Buyer or seller, it's all about the deal. Every negotiation is a process leading to a goal: the deal. Closing that deal depends on, more than any other factor, communication. The road to the deal is laced with obstacles. How your agent communicates with you and the other agent determine whether these obstacles derail the deal, or pass as barely noticed bumps along way.
A problem arises, what does your agent do? Does he act in the best interest of the client by focusing on a solution? Or does he service his own needs by attempting to assign blame? Grousing and the pointing of fingers never solved a problem.
This is crucial as finding fault is to focus on yesterday.

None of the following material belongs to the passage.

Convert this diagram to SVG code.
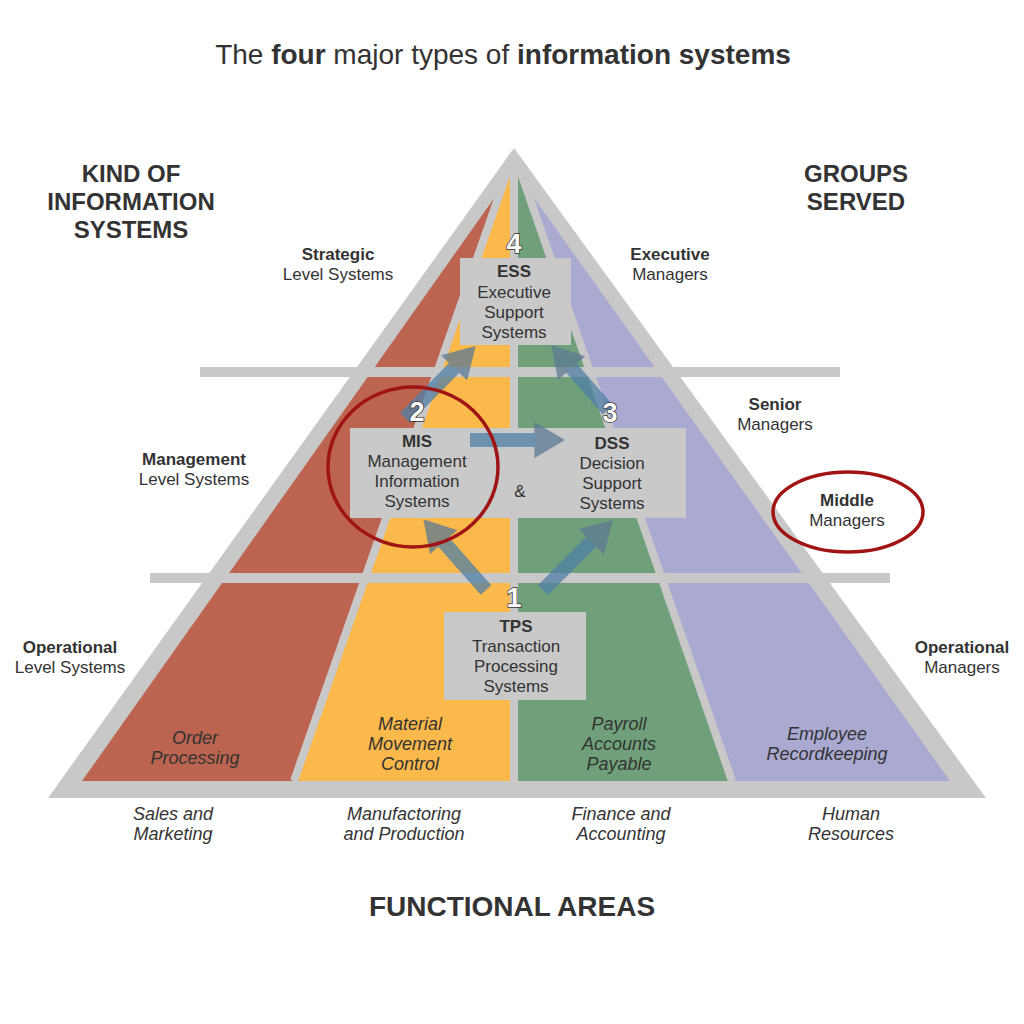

An agent acting professionally will move forward, focusing on solutions to keep the process moving forward, toward what eventually will become the deal. An agent looking to the past, focused on finding fault, is not acting in the clients best interest and needs to be questioned rigorously by the client, and quite possibly replaced.
As with a doctor, a client will place inordinate trust in their agent, as is natural. But I believe clients need to be vigilant and watch for signs of what is really a conflict of interest. Agents must not allow a personal issue to interfere with the interests of his client.
Petty resentments and blaming make a deal less likely. Consider the effect these signals will have on the opposite party and their agent. Problem solving is moving forward toward a deal. Communicating those solutions builds trust, engenders a positive relationship with the other party and brings the deal that much closer.
Your agent must be self possessed, calm in a crises, and respond to that crises with a solution. Righteous indignation is a poor substitute for a deal.